**THE TASK:**
Leave the pictures out and write out exactly the lines from the top of the entries through the line containing "cysteine_err = [0.08, 0.0, 0.07]".

===== DATASET ROWS =====

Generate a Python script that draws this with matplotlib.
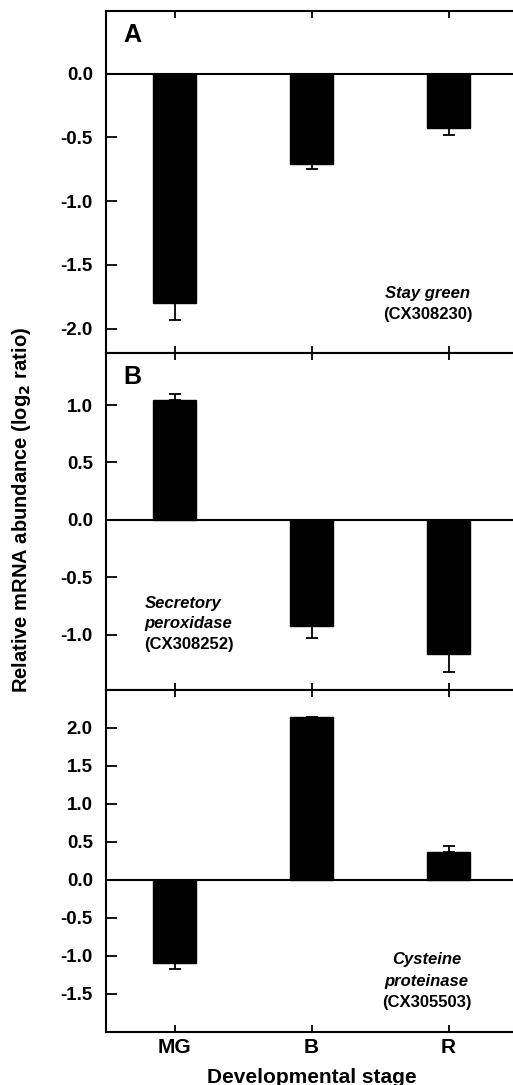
import matplotlib
matplotlib.use("Agg")
import matplotlib.pyplot as plt
import numpy as np

plt.rcParams['font.family'] = ['Liberation Sans', 'DejaVu Sans']
plt.rcParams['font.weight'] = 'bold'

stages = ["MG", "B", "R"]

stay_green = [-1.80, -0.71, -0.43]
stay_green_err = [0.13, 0.035, 0.05]

peroxidase = [1.04, -0.92, -1.17]
peroxidase_err = [0.055, 0.11, 0.15]

cysteine = [-1.10, 2.14, 0.37]
cysteine_err = [0.08, 0.0, 0.07]

panels = [
    dict(vals=stay_green, err=stay_green_err, ylim=(-2.19, 0.49),
         yticks=[0.0, -0.5, -1.0, -1.5, -2.0], letter="A"),
    dict(vals=peroxidase, err=peroxidase_err, ylim=(-1.48, 1.45),
         yticks=[1.0, 0.5, 0.0, -0.5, -1.0], letter="B"),
    dict(vals=cysteine, err=cysteine_err, ylim=(-2.0, 2.5),
         yticks=[2.0, 1.5, 1.0, 0.5, 0.0, -0.5, -1.0, -1.5], letter=None),
]

W, H = 513, 1085
fig = plt.figure(figsize=(W / 100, H / 100), dpi=100)

left = 106 / W
width = 411 / W
bounds_px = [(11, 353), (353.3, 690), (690, 1031.7)]

x = np.arange(len(stages))
axes = []
for (top, bot), p in zip(bounds_px, panels):
    ax = fig.add_axes([left, 1 - bot / H, width, (bot - top) / H])
    axes.append(ax)
    vals = np.array(p["vals"])
    err = np.array(p["err"])
    lower = np.where(vals < 0, err, 0)
    upper = np.where(vals >= 0, err, 0)
    ax.bar(x, vals, width=0.31, color='black', edgecolor='black', zorder=2)
    ax.errorbar(x, vals, yerr=[lower, upper], fmt='none', ecolor='black',
                elinewidth=1.3, capsize=4.5, capthick=1.3, zorder=3)
    ax.axhline(0, color='black', lw=1.5, zorder=4)
    ax.set_xlim(-0.5, 2.5)
    ax.set_ylim(*p["ylim"])
    ax.set_yticks(p["yticks"])
    ax.set_yticklabels([f"{v:.1f}" for v in p["yticks"]], fontsize=13.5, fontweight='bold')
    ax.set_xticks(x)
    ax.tick_params(axis='y', direction='in', length=8, width=1.3, pad=9.5)
    ax.tick_params(axis='x', direction='in', length=5, width=1.3, top=True, bottom=True)
    for s in ax.spines.values():
        s.set_linewidth(1.5)
    if p["letter"]:
        ax.text(0.063, 0.93, p["letter"], transform=ax.transAxes, fontsize=18,
                fontweight='bold', ha='center', va='center')

for ax in axes[:2]:
    ax.set_xticklabels([])
axes[2].set_xticklabels(stages, fontsize=15, fontweight='bold')
axes[2].tick_params(axis='x', pad=4.5)

# annotations
fs = 12
ax = axes[0]
ax.text(1.85, -1.72, "Stay green", style='italic', fontweight='bold', fontsize=fs, ha='center', va='center')
ax.text(1.85, -1.89, "(CX308230)", fontweight='bold', fontsize=fs, ha='center', va='center')

ax = axes[1]
ax.text(-0.22, -0.724, "Secretory", style='italic', fontweight='bold', fontsize=fs, ha='left', va='center')
ax.text(-0.22, -0.904, "peroxidase", style='italic', fontweight='bold', fontsize=fs, ha='left', va='center')
ax.text(-0.22, -1.087, "(CX308252)", fontweight='bold', fontsize=fs, ha='left', va='center')

ax = axes[2]
ax.text(1.84, -1.05, "Cysteine", style='italic', fontweight='bold', fontsize=fs, ha='center', va='center')
ax.text(1.84, -1.335, "proteinase", style='italic', fontweight='bold', fontsize=fs, ha='center', va='center')
ax.text(1.84, -1.61, "(CX305503)", fontweight='bold', fontsize=fs, ha='center', va='center')

fig.text(22 / W, 1 - 510 / H, r"Relative mRNA abundance (log$_\mathbf{2}$ ratio)", rotation=90,
         fontsize=14.5, fontweight='bold', ha='center', va='center')
fig.text(312 / W, 1 - 1083 / H, "Developmental stage", fontsize=15, fontweight='bold',
         ha='center', va='baseline')

fig.savefig("out.png", dpi=100)
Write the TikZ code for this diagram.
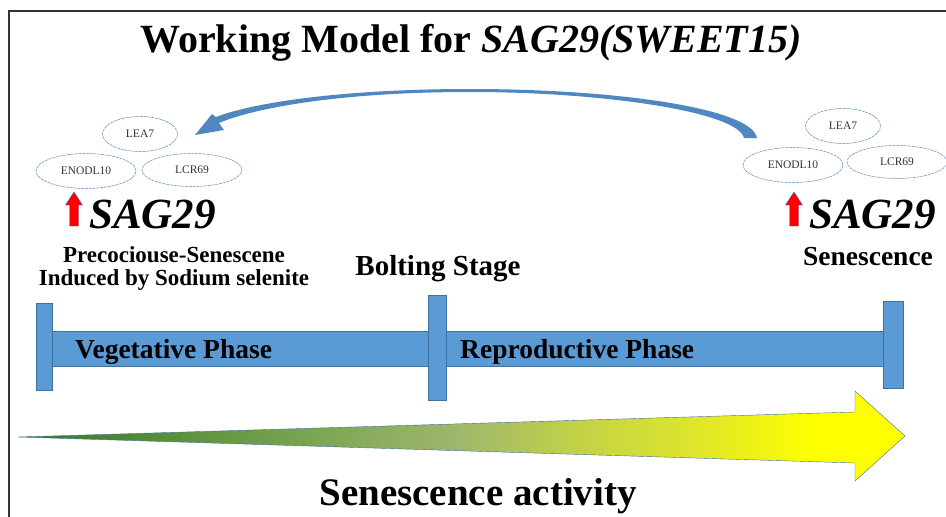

=====

**TASK OUTPUT:**
Generate a Python script that draws this with matplotlib.
import matplotlib
matplotlib.use("Agg")
import matplotlib.pyplot as plt
import numpy as np

plt.rcParams['font.family'] = ['Liberation Sans', 'DejaVu Sans']
plt.rcParams['font.weight'] = 'bold'

stages = ["MG", "B", "R"]

stay_green = [-1.80, -0.71, -0.43]
stay_green_err = [0.13, 0.035, 0.05]

peroxidase = [1.04, -0.92, -1.17]
peroxidase_err = [0.055, 0.11, 0.15]

cysteine = [-1.10, 2.14, 0.37]
cysteine_err = [0.08, 0.0, 0.07]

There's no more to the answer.